▶ _AIM OF THE EXERCISE_:
Write out each record below exactly as it appears, with no pictures.

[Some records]
▼▼▼

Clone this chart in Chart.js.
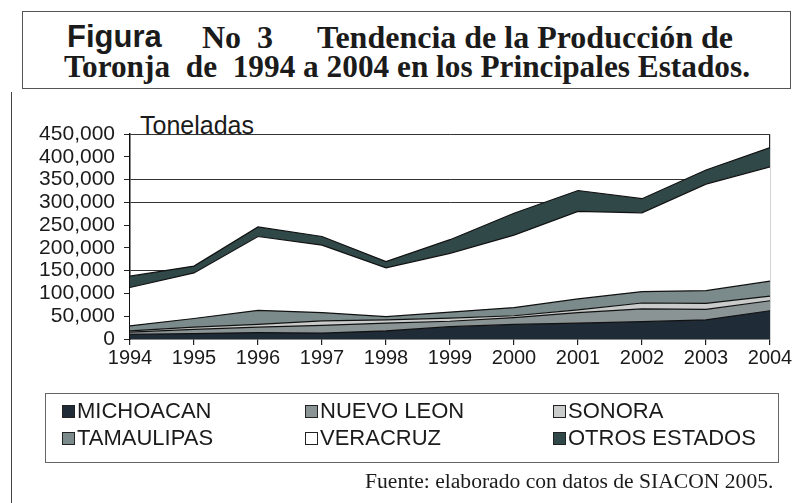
<!DOCTYPE html>
<html>
<head>
<meta charset="utf-8">
<script src="https://cdn.jsdelivr.net/npm/chart.js@4.4.1/dist/chart.umd.min.js"></script>
<style>
  html, body { margin: 0; padding: 0; background: #fff; }
  body { width: 808px; height: 503px; position: relative; overflow: hidden; font-family: "Liberation Sans", Arial, sans-serif; }
  #c { position: absolute; left: 0; top: 0; }
  .abs { position: absolute; white-space: pre; color: #1b1b1b; }
  .serif { font-family: "Liberation Serif", "Times New Roman", serif; }
  #titlebox { position: absolute; left: 22px; top: 11px; width: 767px; height: 76px; border: 1px solid #555; }
  #leftline { position: absolute; left: 11px; top: 92px; width: 1px; height: 411px; background: #444; }
  #legend { position: absolute; left: 45px; top: 393px; width: 732px; height: 68px; border: 1px solid #666; }
  .li { position: absolute; font-size: 22px; line-height: 24px; color: #1b1b1b; font-family: "Liberation Sans", Arial, sans-serif; }
  .sw { display: inline-block; width: 11px; height: 11px; border: 1px solid #222; margin-right: 2px; vertical-align: 0px; }
</style>
</head>
<body>
<div id="titlebox"></div>
<div id="leftline"></div>
<div class="abs" style="left:67px; top:19px; font: bold 31px 'Liberation Sans', Arial, sans-serif;">Figura</div>
<div class="abs serif" style="left:202px; top:19px; font-weight:bold; font-size:32px;">No  3</div>
<div class="abs serif" style="left:317px; top:19px; font-weight:bold; font-size:32px;">Tendencia de la Producción de</div>
<div class="abs serif" style="left:64px; top:49px; font-weight:bold; font-size:31.3px;">Toronja  de  1994 a 2004 en los Principales Estados.</div>
<div class="abs" style="left:140px; top:111px; font-size:25px; font-family:'Liberation Sans', Arial, sans-serif;">Toneladas</div>
<canvas id="c" width="808" height="503"></canvas>
<div id="legend"></div>
<div class="abs serif" style="left:365px; top:469px; font-size:21.6px;">Fuente: elaborado con datos de SIACON 2005.</div>
<script>
// ---- Data (toneladas) ----
const years = ['1994','1995','1996','1997','1998','1999','2000','2001','2002','2003','2004'];
const seriesNames = ['MICHOACAN','NUEVO LEON','SONORA','TAMAULIPAS','VERACRUZ','OTROS ESTADOS'];
const michoacan  = [10000, 12000, 14000, 13000, 18000, 27000, 32000, 35000, 38000, 42000, 62000];
const nuevoLeon  = [5000, 9000, 12000, 17000, 17000, 12000, 15000, 23000, 28000, 23000, 22000];
const sonora     = [3000, 5000, 6000, 10000, 7000, 7000, 4000, 6000, 13000, 13000, 10000];
const tamaulipas = [11000, 19000, 31000, 18000, 7000, 13000, 18000, 24000, 25000, 28000, 33000];
const veracruz   = [84000, 100000, 162000, 148000, 107000, 129000, 159000, 192000, 173000, 234000, 251000];
const otros      = [25000, 15000, 21000, 19000, 14000, 30000, 48000, 46000, 31000, 31000, 42000];
const yTicks = [0, 50000, 100000, 150000, 200000, 250000, 300000, 350000, 400000, 450000];
const visibleGrid = [150000, 300000, 350000, 450000];

const seriesValues = [michoacan, nuevoLeon, sonora, tamaulipas, veracruz, otros];
const colors = ['#1f2b36', '#8b9495', '#c9cccb', '#7b8a8a', '#ffffff', '#314848'];

const datasets = seriesValues.map((vals, i) => ({
  label: seriesNames[i],
  data: vals,
  backgroundColor: colors[i],
  borderColor: '#111',
  borderWidth: 1.2,
  pointRadius: 0,
  tension: 0,
  fill: i === 0 ? 'origin' : '-1'
}));

new Chart(document.getElementById('c'), {
  type: 'line',
  data: { labels: years, datasets },
  options: {
    responsive: false,
    animation: false,
    layout: { padding: { left: 0, right: 38, top: 134, bottom: 134 } },
    plugins: { legend: { display: false }, tooltip: { enabled: false } },
    scales: {
      x: {
        offset: false,
        afterFit: s => { s.height = 30; },
        border: { color: '#111', width: 1.5 },
        grid: {
          color: ctx => ctx.index === years.length - 1 ? '#222' : 'rgba(0,0,0,0)',
          tickColor: '#222', tickLength: 6, lineWidth: 1.2
        },
        ticks: { color: '#1b1b1b', font: { family: "'Liberation Sans', Arial, sans-serif", size: 20 }, padding: 1, maxRotation: 0, autoSkip: false }
      },
      y: {
        stacked: true,
        min: 0, max: 450000,
        afterBuildTicks: s => { s.ticks = yTicks.map(v => ({ value: v })); },
        afterFit: s => { s.width = 130; },
        border: { color: '#111', width: 1.5 },
        grid: {
          color: ctx => (ctx.tick && visibleGrid.includes(ctx.tick.value)) ? '#333' : 'rgba(0,0,0,0)',
          tickColor: '#222', tickLength: 6, lineWidth: 1
        },
        ticks: {
          color: '#1b1b1b', padding: 9, autoSkip: false,
          font: { family: "'Liberation Sans', Arial, sans-serif", size: 21 },
          callback: v => v.toLocaleString('en-US')
        }
      }
    }
  }
});

// HTML legend built from the series
const legend = document.getElementById('legend');
const colX = [16, 259, 507];
const rowY = [5, 32];
seriesNames.forEach((name, i) => {
  const d = document.createElement('div');
  d.className = 'li';
  d.style.left = colX[i % 3] + 'px';
  d.style.top = rowY[Math.floor(i / 3)] + 'px';
  d.innerHTML = '<span class="sw" style="background:' + colors[i] + '"></span>' + name;
  legend.appendChild(d);
});
</script>
</body>
</html>
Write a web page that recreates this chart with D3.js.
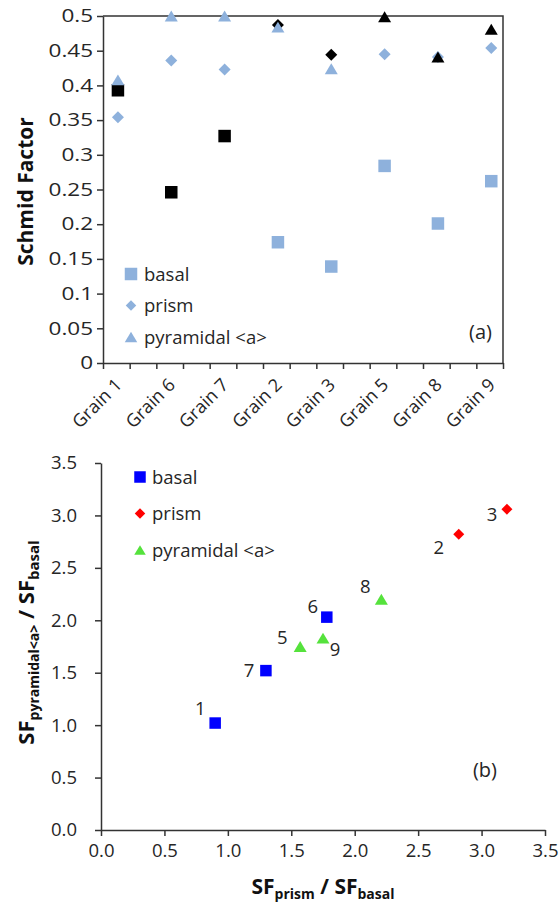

▲▲▲

▶ _COMPLETE ANSWER_:
Clone this chart in Chart.js.
<!DOCTYPE html>
<html>
<head>
<meta charset="utf-8">
<script src="https://cdn.jsdelivr.net/npm/chart.js@4.4.1/dist/chart.umd.min.js"></script>
<style>
  html, body { margin: 0; padding: 0; background: #fff; }
  body { width: 808px; height: 503px; position: relative; overflow: hidden; font-family: "Liberation Sans", Arial, sans-serif; }
  #c { position: absolute; left: 0; top: 0; }
  .abs { position: absolute; white-space: pre; color: #1b1b1b; }
  .serif { font-family: "Liberation Serif", "Times New Roman", serif; }
  #titlebox { position: absolute; left: 22px; top: 11px; width: 767px; height: 76px; border: 1px solid #555; }
  #leftline { position: absolute; left: 11px; top: 92px; width: 1px; height: 411px; background: #444; }
  #legend { position: absolute; left: 45px; top: 393px; width: 732px; height: 68px; border: 1px solid #666; }
  .li { position: absolute; font-size: 22px; line-height: 24px; color: #1b1b1b; font-family: "Liberation Sans", Arial, sans-serif; }
  .sw { display: inline-block; width: 11px; height: 11px; border: 1px solid #222; margin-right: 2px; vertical-align: 0px; }
</style>
</head>
<body>
<div id="titlebox"></div>
<div id="leftline"></div>
<div class="abs" style="left:67px; top:19px; font: bold 31px 'Liberation Sans', Arial, sans-serif;">Figura</div>
<div class="abs serif" style="left:202px; top:19px; font-weight:bold; font-size:32px;">No  3</div>
<div class="abs serif" style="left:317px; top:19px; font-weight:bold; font-size:32px;">Tendencia de la Producción de</div>
<div class="abs serif" style="left:64px; top:49px; font-weight:bold; font-size:31.3px;">Toronja  de  1994 a 2004 en los Principales Estados.</div>
<div class="abs" style="left:140px; top:111px; font-size:25px; font-family:'Liberation Sans', Arial, sans-serif;">Toneladas</div>
<canvas id="c" width="808" height="503"></canvas>
<div id="legend"></div>
<div class="abs serif" style="left:365px; top:469px; font-size:21.6px;">Fuente: elaborado con datos de SIACON 2005.</div>
<script>
// ---- Data (toneladas) ----
const years = ['1994','1995','1996','1997','1998','1999','2000','2001','2002','2003','2004'];
const seriesNames = ['MICHOACAN','NUEVO LEON','SONORA','TAMAULIPAS','VERACRUZ','OTROS ESTADOS'];
const michoacan  = [10000, 12000, 14000, 13000, 18000, 27000, 32000, 35000, 38000, 42000, 62000];
const nuevoLeon  = [5000, 9000, 12000, 17000, 17000, 12000, 15000, 23000, 28000, 23000, 22000];
const sonora     = [3000, 5000, 6000, 10000, 7000, 7000, 4000, 6000, 13000, 13000, 10000];
const tamaulipas = [11000, 19000, 31000, 18000, 7000, 13000, 18000, 24000, 25000, 28000, 33000];
const veracruz   = [84000, 100000, 162000, 148000, 107000, 129000, 159000, 192000, 173000, 234000, 251000];
const otros      = [25000, 15000, 21000, 19000, 14000, 30000, 48000, 46000, 31000, 31000, 42000];
const yTicks = [0, 50000, 100000, 150000, 200000, 250000, 300000, 350000, 400000, 450000];
const visibleGrid = [150000, 300000, 350000, 450000];

const seriesValues = [michoacan, nuevoLeon, sonora, tamaulipas, veracruz, otros];
const colors = ['#1f2b36', '#8b9495', '#c9cccb', '#7b8a8a', '#ffffff', '#314848'];

const datasets = seriesValues.map((vals, i) => ({
  label: seriesNames[i],
  data: vals,
  backgroundColor: colors[i],
  borderColor: '#111',
  borderWidth: 1.2,
  pointRadius: 0,
  tension: 0,
  fill: i === 0 ? 'origin' : '-1'
}));

new Chart(document.getElementById('c'), {
  type: 'line',
  data: { labels: years, datasets },
  options: {
    responsive: false,
    animation: false,
    layout: { padding: { left: 0, right: 38, top: 134, bottom: 134 } },
    plugins: { legend: { display: false }, tooltip: { enabled: false } },
    scales: {
      x: {
        offset: false,
        afterFit: s => { s.height = 30; },
        border: { color: '#111', width: 1.5 },
        grid: {
          color: ctx => ctx.index === years.length - 1 ? '#222' : 'rgba(0,0,0,0)',
          tickColor: '#222', tickLength: 6, lineWidth: 1.2
        },
        ticks: { color: '#1b1b1b', font: { family: "'Liberation Sans', Arial, sans-serif", size: 20 }, padding: 1, maxRotation: 0, autoSkip: false }
      },
      y: {
        stacked: true,
        min: 0, max: 450000,
        afterBuildTicks: s => { s.ticks = yTicks.map(v => ({ value: v })); },
        afterFit: s => { s.width = 130; },
        border: { color: '#111', width: 1.5 },
        grid: {
          color: ctx => (ctx.tick && visibleGrid.includes(ctx.tick.value)) ? '#333' : 'rgba(0,0,0,0)',
          tickColor: '#222', tickLength: 6, lineWidth: 1
        },
        ticks: {
          color: '#1b1b1b', padding: 9, autoSkip: false,
          font: { family: "'Liberation Sans', Arial, sans-serif", size: 21 },
          callback: v => v.toLocaleString('en-US')
        }
      }
    }
  }
});

// HTML legend built from the series
const legend = document.getElementById('legend');
const colX = [16, 259, 507];
const rowY = [5, 32];
seriesNames.forEach((name, i) => {
  const d = document.createElement('div');
  d.className = 'li';
  d.style.left = colX[i % 3] + 'px';
  d.style.top = rowY[Math.floor(i / 3)] + 'px';
  d.innerHTML = '<span class="sw" style="background:' + colors[i] + '"></span>' + name;
  legend.appendChild(d);
});
</script>
</body>
</html>
Write a web page that recreates this chart with D3.js.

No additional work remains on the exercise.